A big selling point for cloud computing is resilience. That is, the cloud shouldn't break, at least not very easily, as it's hosted in multiple data centres with back up power, separate network connections and knowledgeable techies on call 24/7 in case something happens.
The truth is however that the cloud can and will break, as happened this week when Amazon Web Services in Sydney went offline partially. Power was lost at one the cloud giant's data centres during the massive storm that hit the city, which in turn took out lots of online businesses. It took six hours before AWS was back to normal. Big names such as Domain, Carsales, The Iconic, streaming video company Stan and Domino's Pizza that depend on the internet for their business were inaccessible.
For an online business, six hours of problems must seem like an eternity. More so because there's not a huge amount admins can do, besides trying to connect to the cloud provider and attempt to start up their site services.
Outages, however, are something any cloud-based business must factor in, because one day that remote data centre somewhere will be unreachable, with potentially disastrous financial effects.

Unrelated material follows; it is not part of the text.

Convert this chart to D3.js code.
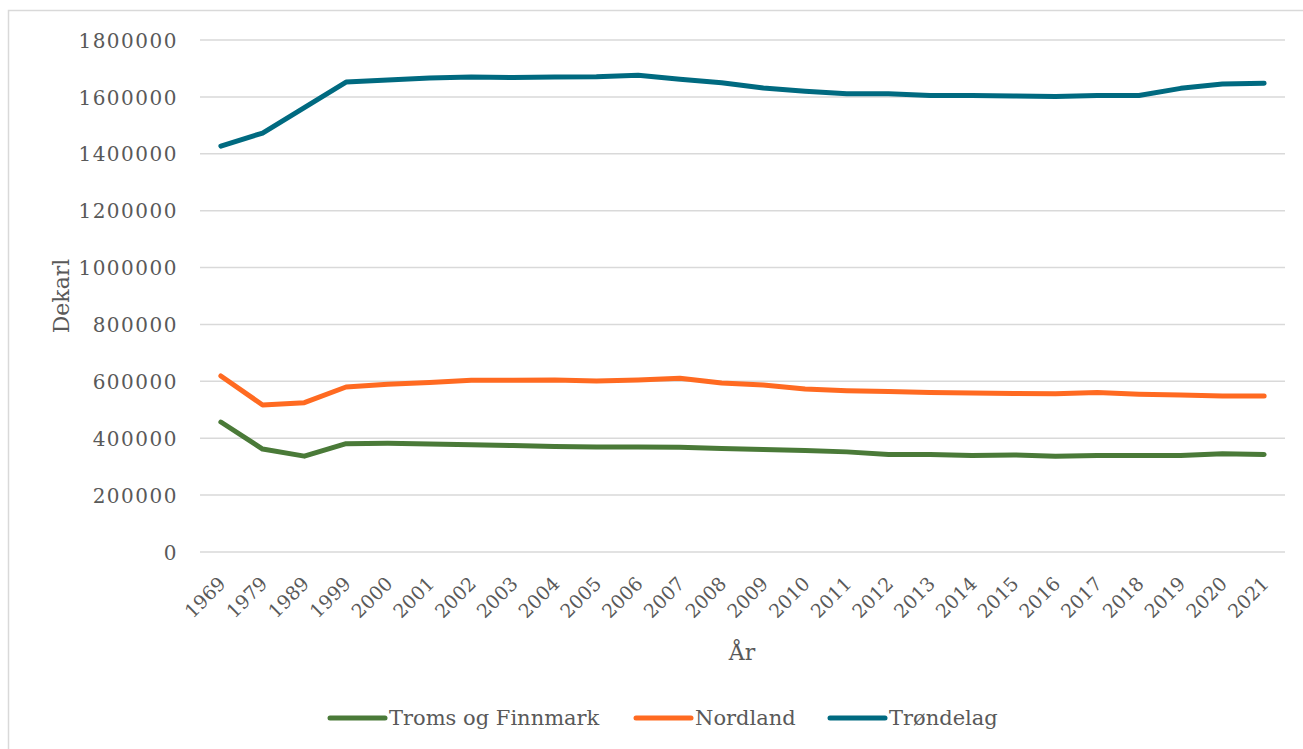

The problem with cloud hosting is that when problems strike, your users will expect you to fix it. And why should they not? It's your business they are dealing with, and not some nebulous cloud provider somewhere. Good luck trying to tell them it's not your fault, because nobody will believe you. Don't expect to be compensated either if things go wrong. In its service level agreement for the Elastic Cloud Compute (EC2) and Elastic Block Store (EBS) products, AWS says:
"AWS will use commercially reasonable efforts to make Amazon EC2 and Amazon EBS each available with a Monthly Uptime Percentage [defined below] of at least 99.95%, in each case during any monthly billing cycle [the "Service Commitment"]."
For the month of June with 30 days, that SLA allows for just over 21 minutes of the cloud being inaccessible; AWS says it will offer credits if the downtime is longer than that, but customers have to ask for it, and there are a number of caveats including no guaranteed performance.
One direct effect of the Sydney AWS outage is that the companies that were hit by it have started reviewing their cloud architectures. In that way, the outage was a good thing, as it didn't last that long and showed the businesses where the weak links in the chain are in case an AWS data centre loses power.
Working out a good strategy for cloud resilience can be a daunting task though, that requires reading and understanding often opaque technical documents with odd terminology - AWS for instances calls data centres "availability zones" with one or more facilities in each. Nevertheless, if your business is in the cloud, you should regularly review its architecture (and connectivity options) and plan ahead for disasters.
Devising a cloud survival strategy will no doubt cost more, but it'll still be cheaper than lost sales and the reputation of the business in tatters as angry users and customers take to social media to spread the word about how inept your company is.
You might even need to look at hosting in multiple geographic areas, so that if a Sydney-sized storm ravages one data centre, another one elsewhere can take over. Some companies go with different cloud providers for that reason, but this is technically much harder to do, due to the platforms often being disparate with different features.
Cloud computing offers many compelling advantages and can provide cost-savings and agility for fast growing businesses, if done right. Just remember the old adage that the cloud means running your software keeping your data on someone else's computers that could break. When that happens, your business needs to be prepared or it might go under.